1) Know Your Limitations, Have Realistic Expectations
Right off the bat, how many people are you cooking for and do you have the tools to execute? Always make more food than you think you’ll need (leftovers are the best part) and they they make tin foil everything nowadays so just buy a couple pans to be safe. Now, are your guests foodies or do they want Stove Top stuffing? Either way, who cares? You’re cooking and they’re guests. Cook what you want. Cheat on the cranberry sauce, but make your own gravy from the pan drippings. Know that everything will be fine. Nobody is Julia Child. Follow your recipes and leave the family drama at the door.
2) Shop Early
Hopefully, you’ve already made your shopping list and made it to the grocery store once, if not twice. If not, well, you’ll be fine, but you’ll be fighting over that last box of Bell’s Turkey Seasoning and waiting in checkout lines for a while. Point is, by shopping early you can avoid the traffic and crowds that easily heighten stress levels.
3) Brine Your Turkey
The single biggest tip I can give anyone undertaking Thanksgiving Dinner is to brine your turkey for 24 hours before putting it in the oven. I use Martha Stewart’s recipe. Hasn’t failed me yet.
Get plenty of sleep on Wednesday and wake up ready to work on the big day. The turkey will go in first, but then go down your check list: peel potatoes, cut squash, baste turkey, bake stuffing. Put on some music and focus. Everything should be done about fourty-five minutes before you’d like to sit down. Give the turkey plenty of time to rest before carving. Set the over to 200 degrees to keep things warm if needed. Take a shower. Have a drink. Put on a smile when the doorbell rings.
5) Balance Your Sides
Mashed potatoes, stuffing, butternut squash–all staples. But don’t be afraid to balance the rich, heavy side dishes with a light spinach salad, sauteed green beans (instead of casserole), or a homemade, tart cranberry sauce.

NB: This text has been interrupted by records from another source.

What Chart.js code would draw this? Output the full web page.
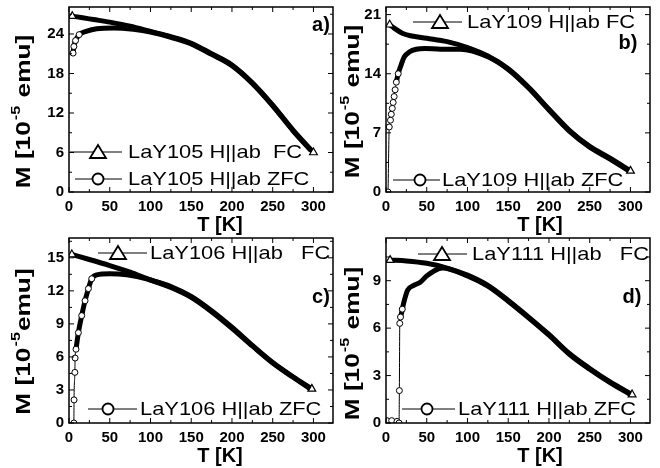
<!DOCTYPE html>
<html>
<head>
<meta charset="utf-8">
<script src="https://cdn.jsdelivr.net/npm/chart.js@4.4.1/dist/chart.umd.min.js"></script>
<style>
  html, body { margin: 0; padding: 0; background: #fff; }
  #fig { position: relative; width: 660px; height: 468px; overflow: hidden; background: #fff; }
  #fig canvas { position: absolute; }
</style>
</head>
<body>
<div id="fig">
  <canvas id="panelA" width="340" height="240" style="left:0;top:0"></canvas>
  <canvas id="panelB" width="330" height="240" style="left:330px;top:0"></canvas>
  <canvas id="panelC" width="340" height="238" style="left:0;top:230px"></canvas>
  <canvas id="panelD" width="330" height="238" style="left:330px;top:230px"></canvas>
</div>
<script>
const FONT = '"Liberation Sans", Arial, Helvetica, sans-serif';

// temperature ticks, same on all four panels
const tempTicks = [0, 50, 100, 150, 200, 250, 300];

// a) LaY105
const tempA_FC = [4, 15, 30, 50, 75, 100, 125, 150, 175, 200, 225, 250, 275, 300];
const magA_FC = [26.7, 26.5, 26.2, 25.8, 25.2, 24.4, 23.6, 22.6, 21.0, 19.3, 16.6, 13.2, 9.4, 6.0];
const tempA_ZFC = [5, 6, 8, 12.5, 21, 34, 55, 79, 100, 125, 150, 175, 200, 225, 250, 275, 297];
const magA_ZFC = [21.1, 22.1, 23.0, 23.9, 24.4, 24.8, 24.9, 24.7, 24.3, 23.5, 22.5, 20.9, 19.2, 16.5, 13.1, 9.3, 6.3];
const yTicksA = [0, 6, 12, 18, 24];

// b) LaY109
const tempB_FC = [4.5, 10, 20, 30, 50, 75, 100, 125, 150, 175, 200, 225, 250, 275, 300];
const magB_FC = [19.8, 19.4, 18.8, 18.5, 18.2, 17.8, 17.1, 16.1, 14.6, 12.4, 9.8, 7.3, 5.4, 4.0, 2.5];
const tempB_ZFC = [2.5, 4, 5.5, 6.5, 7.7, 8.8, 10, 11.2, 12.7, 15, 18.4, 22.5, 29, 37, 48, 67, 91, 125, 150, 175, 200, 225, 250, 275, 298];
const magB_ZFC = [0, 7.7, 8.5, 9.2, 9.9, 10.6, 11.3, 12.1, 13.0, 14.0, 15.0, 16.0, 16.6, 16.9, 17.0, 16.9, 16.9, 16.0, 14.5, 12.3, 9.7, 7.2, 5.3, 3.9, 2.5];
const yTicksB = [0, 7, 14, 21];

// c) LaY106
const tempC_FC = [3.5, 25, 50, 75, 100, 125, 150, 175, 200, 225, 250, 275, 298];
const magC_FC = [15.3, 14.85, 14.3, 13.7, 13.0, 12.4, 11.5, 10.2, 8.7, 7.05, 5.5, 4.2, 3.1];
const tempC_ZFC = [6, 6.2, 7.2, 7.5, 8.6, 11.5, 15.6, 19.7, 23.8, 27.9, 34, 50, 71, 95, 125, 150, 175, 200, 225, 250, 275, 296];
const magC_ZFC = [0, 2.1, 4.6, 5.9, 6.7, 8.2, 9.75, 11.1, 12.2, 13.1, 13.45, 13.55, 13.45, 13.1, 12.3, 11.4, 10.1, 8.6, 7.0, 5.45, 4.15, 3.1];
const yTicksC = [0, 3, 6, 9, 12, 15];

// d) LaY111
const tempD_FC = [5, 25, 50, 75, 100, 125, 150, 175, 200, 225, 250, 275, 302];
const magD_FC = [10.3, 10.25, 10.1, 9.8, 9.35, 8.7, 7.75, 6.7, 5.6, 4.4, 3.45, 2.6, 1.8];
const tempD_ZFC = [1, 7, 13.5, 16, 16.4, 16.9, 17.8, 20, 22.5, 26.6, 34, 42, 50, 58.5, 69, 100, 125, 150, 175, 200, 225, 250, 275, 300];
const magD_ZFC = [0.15, 0.15, 0.1, 0, 2.05, 6.3, 6.7, 7.2, 7.75, 8.4, 8.7, 8.9, 9.3, 9.6, 9.8, 9.3, 8.65, 7.7, 6.65, 5.55, 4.35, 3.4, 2.55, 1.8];
const yTicksD = [0, 3, 6, 9];

// text drawn wider than tall, like the original figure's lettering
function drawWide(ctx, text, x, y, sx) {
  ctx.save();
  ctx.translate(x, y);
  ctx.scale(sx, 1);
  ctx.fillText(text, 0, 0);
  ctx.restore();
  return x + ctx.measureText(text).width * sx;
}

function minorTicks(ticks, max) {
  const step = ticks[1] - ticks[0];
  const out = [];
  for (let v = ticks[0] + step / 2; v < max; v += step) out.push(v);
  return out;
}

function drawMarker(ctx, kind, x, y) {
  ctx.beginPath();
  if (kind === 'triangle') {
    ctx.moveTo(x, y - 7);
    ctx.lineTo(x + 8, y + 6);
    ctx.lineTo(x - 8, y + 6);
    ctx.closePath();
  } else {
    ctx.arc(x, y, 5.5, 0, Math.PI * 2);
  }
  ctx.fillStyle = '#fff';
  ctx.fill();
  ctx.lineWidth = 1.8;
  ctx.stroke();
  ctx.fillStyle = '#000';
}

// frame, inward ticks, legends, titles and the panel letter
const decor = {
  id: 'decor',
  afterDatasetsDraw(chart, args, o) {
    const { ctx, chartArea: a } = chart;
    const xs = chart.scales.x, ys = chart.scales.y;
    ctx.save();
    ctx.strokeStyle = '#000';
    ctx.fillStyle = '#000';

    ctx.lineWidth = 1;
    ctx.beginPath();
    const tickX = (v, len) => {
      const p = xs.getPixelForValue(v);
      ctx.moveTo(p, a.bottom); ctx.lineTo(p, a.bottom - len);
      ctx.moveTo(p, a.top); ctx.lineTo(p, a.top + len);
    };
    const tickY = (v, len) => {
      const p = ys.getPixelForValue(v);
      ctx.moveTo(a.left, p); ctx.lineTo(a.left + len, p);
      ctx.moveTo(a.right, p); ctx.lineTo(a.right - len, p);
    };
    tempTicks.forEach(v => tickX(v, 5));
    minorTicks(tempTicks, xs.max).forEach(v => tickX(v, 3));
    o.yTicks.forEach(v => tickY(v, 5));
    minorTicks(o.yTicks, ys.max).forEach(v => tickY(v, 3));
    ctx.stroke();

    ctx.lineWidth = 1.5;
    ctx.strokeRect(a.left, a.top, a.right - a.left, a.bottom - a.top);

    o.legend.forEach(item => {
      ctx.lineWidth = 1;
      ctx.beginPath();
      ctx.moveTo(item.x1, item.y);
      ctx.lineTo(item.x2, item.y);
      ctx.stroke();
      drawMarker(ctx, item.marker, item.mx, item.y);
      ctx.font = `19px ${FONT}`;
      ctx.textAlign = 'left';
      ctx.textBaseline = 'middle';
      drawWide(ctx, item.text, item.tx, item.y + 1, 1.15);
    });

    ctx.font = `bold 20px ${FONT}`;
    ctx.textAlign = 'center';
    ctx.textBaseline = 'middle';
    ctx.fillText(o.tag.text, o.tag.x, o.tag.y);
    ctx.fillText('T [K]', o.xTitle.x, o.xTitle.y);

    // rotated M label with superscript exponent
    const big = `bold 21px ${FONT}`, small = `bold 13px ${FONT}`, sx = 1.25, gap = 1;
    ctx.translate(o.yTitle.x, o.yTitle.y);
    ctx.rotate(-Math.PI / 2);
    ctx.textAlign = 'left';
    let total = 0;
    o.yTitle.parts.forEach(p => {
      ctx.font = p.sup ? small : big;
      total += ctx.measureText(p.text).width * sx + gap;
    });
    let x = -total / 2;
    o.yTitle.parts.forEach(p => {
      ctx.font = p.sup ? small : big;
      x = drawWide(ctx, p.text, x, p.sup ? -8 : 0, sx) + gap;
    });
    ctx.restore();
  }
};

function makePanel(id, box, fc, zfc, yTicks, yMax, deco) {
  const pts = (t, m) => t.map((v, i) => ({ x: v, y: m[i] }));
  const tickFont = { family: FONT, size: 15, weight: 'bold' };
  const zeroPad = s => { s.paddingLeft = s.paddingRight = s.paddingTop = s.paddingBottom = 0; };
  return new Chart(document.getElementById(id), {
    type: 'line',
    data: {
      datasets: [
        {
          label: 'ZFC',
          data: pts(zfc.t, zfc.m),
          borderColor: '#000',
          borderWidth: 5,
          cubicInterpolationMode: 'monotone',
          segment: { borderWidth: c => (c.p1.parsed.x <= zfc.thinUntil ? 1 : 5) },
          pointStyle: 'circle',
          pointRadius: c => (c.parsed && c.parsed.x <= zfc.markUntil ? 3 : 0),
          pointBackgroundColor: '#fff',
          pointBorderColor: '#000',
          pointBorderWidth: 1,
          fill: false
        },
        {
          label: 'FC',
          data: pts(fc.t, fc.m),
          borderColor: '#000',
          borderWidth: 5,
          cubicInterpolationMode: 'monotone',
          pointStyle: 'triangle',
          pointRadius: c => (c.dataIndex === 0 || c.dataIndex === fc.t.length - 1 ? 4.5 : 0),
          pointBackgroundColor: '#fff',
          pointBorderColor: '#000',
          pointBorderWidth: 1.2,
          fill: false
        }
      ]
    },
    options: {
      responsive: false,
      animation: false,
      devicePixelRatio: 1,
      layout: { padding: { left: 0, top: box.t, right: box.w - box.r, bottom: 0 } },
      plugins: {
        legend: { display: false },
        tooltip: { enabled: false },
        decor: Object.assign({ yTicks: yTicks }, deco)
      },
      scales: {
        x: {
          type: 'linear',
          min: 0,
          max: 324,
          afterBuildTicks: s => { s.ticks = tempTicks.map(v => ({ value: v })); },
          afterFit: s => { s.height = box.h - box.b; zeroPad(s); },
          grid: { display: false, drawTicks: false },
          border: { display: false },
          ticks: { autoSkip: false, maxRotation: 0, padding: 6, color: '#000', font: tickFont }
        },
        y: {
          type: 'linear',
          min: 0,
          max: yMax,
          afterBuildTicks: s => { s.ticks = yTicks.map(v => ({ value: v })); },
          afterFit: s => { s.width = box.l; zeroPad(s); },
          grid: { display: false, drawTicks: false },
          border: { display: false },
          ticks: { autoSkip: false, padding: 5, color: '#000', font: tickFont }
        }
      }
    },
    plugins: [decor]
  });
}

const labelEmu = [{ text: 'M [10' }, { text: '-5', sup: true }, { text: ' emu]' }];
const labelEmuTight = [{ text: 'M [10' }, { text: '-5', sup: true }, { text: 'emu]' }];

makePanel('panelA', { w: 340, h: 240, l: 69, t: 7, r: 333, b: 192 },
  { t: tempA_FC, m: magA_FC },
  { t: tempA_ZFC, m: magA_ZFC, thinUntil: 0, markUntil: 13 },
  yTicksA, 28.1, {
    tag: { text: 'a)', x: 321, y: 25 },
    xTitle: { x: 220, y: 225 },
    yTitle: { x: 24, y: 111, parts: labelEmu },
    legend: [
      { marker: 'triangle', x1: 70, x2: 122, mx: 98, y: 152, tx: 128, text: 'LaY105 H||ab  FC' },
      { marker: 'circle', x1: 75, x2: 122, mx: 98, y: 179, tx: 128, text: 'LaY105 H||ab ZFC' }
    ]
  });

makePanel('panelB', { w: 330, h: 240, l: 56, t: 7, r: 320, b: 192 },
  { t: tempB_FC, m: magB_FC },
  { t: tempB_ZFC, m: magB_ZFC, thinUntil: 13, markUntil: 16 },
  yTicksB, 21.9, {
    tag: { text: 'b)', x: 298, y: 43 },
    xTitle: { x: 210, y: 225 },
    yTitle: { x: 23, y: 101, parts: labelEmu },
    legend: [
      { marker: 'triangle', x1: 83, x2: 132, mx: 110, y: 22, tx: 137, text: 'LaY109 H||ab FC' },
      { marker: 'circle', x1: 63, x2: 110, mx: 90, y: 180, tx: 112, text: 'LaY109 H||ab ZFC' }
    ]
  });

makePanel('panelC', { w: 340, h: 238, l: 69, t: 8, r: 333, b: 193 },
  { t: tempC_FC, m: magC_FC },
  { t: tempC_ZFC, m: magC_ZFC, thinUntil: 8.7, markUntil: 30 },
  yTicksC, 16.8, {
    tag: { text: 'c)', x: 321, y: 67 },
    xTitle: { x: 220, y: 226 },
    yTitle: { x: 24, y: 111, parts: labelEmuTight },
    legend: [
      { marker: 'triangle', x1: 98, x2: 147, mx: 118, y: 23, tx: 150, text: 'LaY106 H||ab   FC' },
      { marker: 'circle', x1: 88, x2: 137, mx: 108, y: 179, tx: 140, text: 'LaY106 H||ab ZFC' }
    ]
  });

makePanel('panelD', { w: 330, h: 238, l: 56, t: 8, r: 320, b: 193 },
  { t: tempD_FC, m: magD_FC },
  { t: tempD_ZFC, m: magD_ZFC, thinUntil: 18.5, markUntil: 21 },
  yTicksD, 11.7, {
    tag: { text: 'd)', x: 302, y: 67 },
    xTitle: { x: 210, y: 226 },
    yTitle: { x: 23, y: 113, parts: labelEmu },
    legend: [
      { marker: 'triangle', x1: 88, x2: 137, mx: 112, y: 24, tx: 142, text: 'LaY111 H||ab   FC' },
      { marker: 'circle', x1: 72, x2: 125, mx: 97, y: 179, tx: 128, text: 'LaY111 H||ab ZFC' }
    ]
  });
</script>
</body>
</html>
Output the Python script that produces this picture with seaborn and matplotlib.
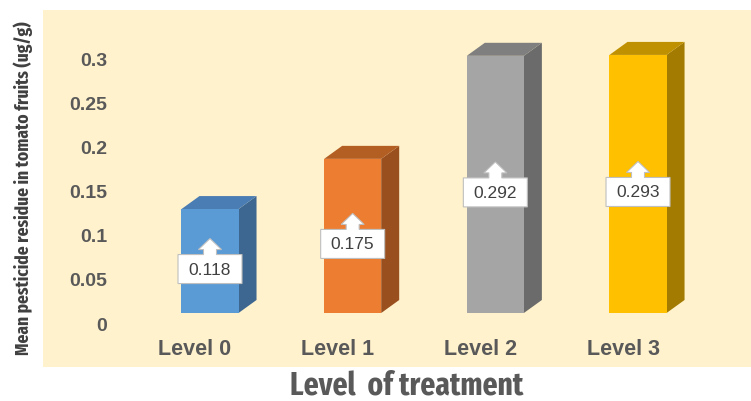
import matplotlib
matplotlib.use("Agg")
import matplotlib.pyplot as plt
import matplotlib.transforms as mtransforms
from matplotlib.patches import Polygon
import seaborn as sns

levels = ["Level 0", "Level 1", "Level 2", "Level 3"]
residue = [0.118, 0.175, 0.292, 0.293]
value_labels = ["0.118", "0.175", "0.292", "0.293"]
y_ticks = [0, 0.05, 0.1, 0.15, 0.2, 0.25, 0.3]
y_tick_labels = ["0", "0.05", "0.1", "0.15", "0.2", "0.25", "0.3"]
y_title = "Mean pesticide residue in tomato fruits (ug/g)"
x_title = "Level  of treatment"

front_colors = ["#5B9BD5", "#ED7D31", "#A5A5A5", "#FFC000"]
top_colors = ["#4A7DB3", "#B35F24", "#7F7F7F", "#BF9000"]
side_colors = ["#3D6790", "#9A4F1E", "#6B6B6B", "#A27B00"]

sns.set_theme(style="white")
plt.rcParams["font.family"] = ["Liberation Sans", "DejaVu Sans"]
COND = ["Fira Sans Extra Condensed", "Barlow Condensed", "DejaVu Sans"]

W, H, DPI = 751, 402, 100
fig = plt.figure(figsize=(W / DPI, H / DPI), dpi=DPI, facecolor="white")
ax = fig.add_axes([43 / W, (H - 368) / H, 708 / W, 357 / H])
ax.set_facecolor("#FFF2CC")

sns.barplot(x=levels, y=residue, hue=levels, palette=front_colors, width=0.4,
            saturation=1, legend=False, ax=ax, zorder=3, linewidth=0)

ax.set_xlim(-1.1705, 3.792)
ax.set_ylim(-0.0613, 0.344)
for s in ax.spines.values():
    s.set_visible(False)

# 3D sides and tops (depth offset in pixels)
DX, DY = 18, 13
fig.canvas.draw()
for patch, tc, sc in zip(ax.patches[:4], top_colors, side_colors):
    x0, y0 = patch.get_x(), patch.get_y()
    x1, y1 = x0 + patch.get_width(), y0 + patch.get_height()
    (px0, py0), (px1, py1) = ax.transData.transform([(x0, y0), (x1, y1)])
    side = [(px1, py0), (px1 + DX, py0 + DY), (px1 + DX, py1 + DY), (px1, py1)]
    top = [(px0, py1), (px1, py1), (px1 + DX, py1 + DY), (px0 + DX, py1 + DY)]
    ax.add_patch(Polygon(side, closed=True, transform=None, facecolor=sc, edgecolor="none", zorder=2))
    ax.add_patch(Polygon(top, closed=True, transform=None, facecolor=tc, edgecolor="none", zorder=2))


def px(v):
    return v / DPI


# callout data labels
shape = [(-32, -22.5), (32, -22.5), (32, 6.5), (6.5, 6.5), (6.5, 11.5), (11.5, 11.5),
         (0, 22.5), (-11.5, 11.5), (-6.5, 11.5), (-6.5, 6.5), (-32, 6.5)]
for i, (v, lab) in enumerate(zip(residue, value_labels)):
    tr = fig.dpi_scale_trans + mtransforms.ScaledTranslation(i, v / 2, ax.transData)
    ax.add_patch(Polygon([(px(a), px(b)) for a, b in shape], closed=True, transform=tr,
                         facecolor="white", edgecolor="#BFBFBF", linewidth=0.8, zorder=5))
    ax.text(0, px(-8), lab, transform=tr, ha="center", va="center", fontsize=12.5,
            color="#404040", zorder=6)

# y ticks
ax.set_yticks(y_ticks)
ax.set_yticklabels(y_tick_labels)
ax.tick_params(axis="y", length=0, pad=-64 * 0.72, labelsize=14, labelcolor="#595959")
for t in ax.get_yticklabels():
    t.set_fontweight("bold")
    t.set_transform(t.get_transform() + mtransforms.ScaledTranslation(0, px(-10), fig.dpi_scale_trans))

# x ticks
ax.set_xticks(range(len(levels)))
ax.set_xticklabels(levels)
ax.tick_params(axis="x", length=0, pad=0, labelsize=15.5, labelcolor="#595959")
for t in ax.get_xticklabels():
    t.set_fontweight("bold")
    t.set_transform(t.get_transform() + mtransforms.ScaledTranslation(px(-15), px(29), fig.dpi_scale_trans))
ax.set_xlabel("")
ax.set_ylabel("")

fig.text(23 / W, 1 - 188.5 / H, y_title, rotation=90, ha="center", va="center",
         fontsize=13.6, fontweight="bold", color="#404040", family=COND)
fig.text(407 / W, (H - 395) / H, x_title, ha="center", va="baseline",
         fontsize=23, fontweight="bold", color="#595959", family=COND)

fig.savefig("out.png", dpi=DPI, facecolor="white")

Don’t try to do everything. No one’s giving you a medal at the end of the day. Arrange for someone to bring dessert or the wine. If you insist on cooking everything, assign jobs once guests arrive. Parents greet, siblings set the table, kids clear dishes.
7) Pair Beverages
I love pairing season beers with Thanksgiving dinner. It’s fun, a conversation piece and makes the toast a lot easier. Go with something dark, but not heavy. I recommend Southern Tier Pumpking or Mayflower’s Thanksgiving Ale.
8) Give Thanks Now, Clean Later
Dirty dishes can wait until Friday. Put away the leftovers then go hang out with your family or whoever you ate with. Reflect on the year. Drink. Watch football. Then pass out.